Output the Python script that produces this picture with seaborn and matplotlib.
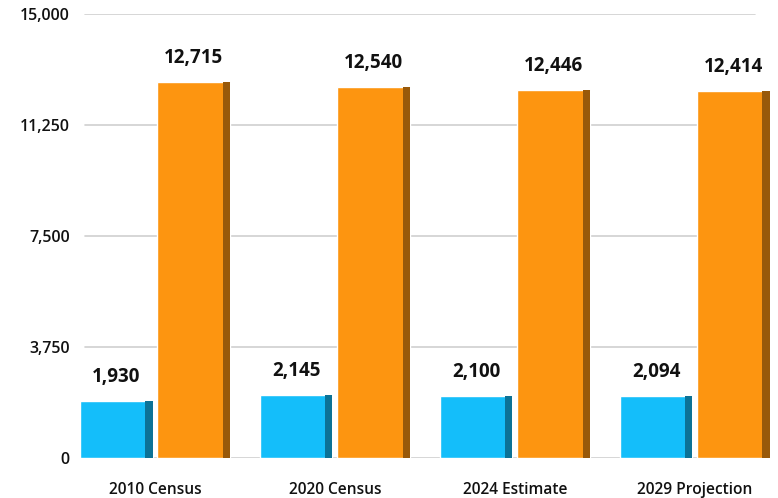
import matplotlib
matplotlib.use("Agg")
import matplotlib.pyplot as plt
import seaborn as sns
import pandas as pd

# values
categories = ["2010 Census", "2020 Census", "2024 Estimate", "2029 Projection"]
series_a = [1930, 2145, 2100, 2094]
series_b = [12715, 12540, 12446, 12414]
yticks = [0, 3750, 7500, 11250, 15000]

BLUE = "#14BEFA"
ORANGE = "#FD9510"

df = pd.DataFrame({
    "category": categories * 2,
    "series": ["a"] * len(categories) + ["b"] * len(categories),
    "value": series_a + series_b,
})

sns.set_theme(style="white")
plt.rcParams["font.family"] = ["Open Sans", "DejaVu Sans"]

fig = plt.figure(figsize=(7.78, 4.98), dpi=100)
ax = fig.add_axes([0.095, 0.08, 0.902, 0.892])

sns.barplot(data=df, x="category", y="value", hue="series",
            palette=[BLUE, ORANGE], saturation=1, width=0.86, gap=0.06,
            legend=False, ax=ax, zorder=3)

# darker right edge to hint at the 3D look of the original
for patch in list(ax.patches):
    fc = patch.get_facecolor()
    x0, w, h = patch.get_x(), patch.get_width(), patch.get_height()
    shade = tuple(c * 0.6 for c in fc[:3])
    ax.bar(x0 + w * 0.9, h, width=w * 0.1, align="edge",
           color=shade, zorder=3.5, linewidth=0)

for cont in ax.containers[:2]:
    ax.bar_label(cont, labels=[f"{v:,.0f}" for v in cont.datavalues],
                 padding=10, fontsize=13.5, fontweight="bold", color="#111111")

ax.set_ylim(0, 15000)
ax.set_xlim(-0.45, 3.45)
ax.set_yticks(yticks)
ax.set_yticklabels([f"{t:,}" for t in yticks])
for t in yticks:
    ax.axhline(t, xmin=0.016, xmax=0.97, color="#cfcfcf", lw=1.2, zorder=1)

ax.set_xlabel("")
ax.set_ylabel("")
ax.tick_params(axis="y", labelsize=11.5, pad=3, length=0)
ax.tick_params(axis="x", labelsize=11.2, pad=17, length=0)
for lab in ax.get_xticklabels() + ax.get_yticklabels():
    lab.set_fontweight("semibold")
    lab.set_color("#111111")
sns.despine(ax=ax, left=True, bottom=True)

fig.savefig("out.png", dpi=100)
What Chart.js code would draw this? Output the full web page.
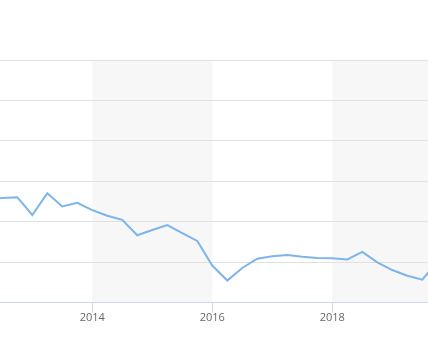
--------------------------------
§ **Task statement**: Up to and including the line containing "import pandas as pd", repeat every line from the start of the data, but none of the pictures.

§ **Written answer**:
Output the Python script that produces this picture with seaborn and matplotlib.
import matplotlib
matplotlib.use("Agg")
import matplotlib.pyplot as plt
import seaborn as sns
import pandas as pd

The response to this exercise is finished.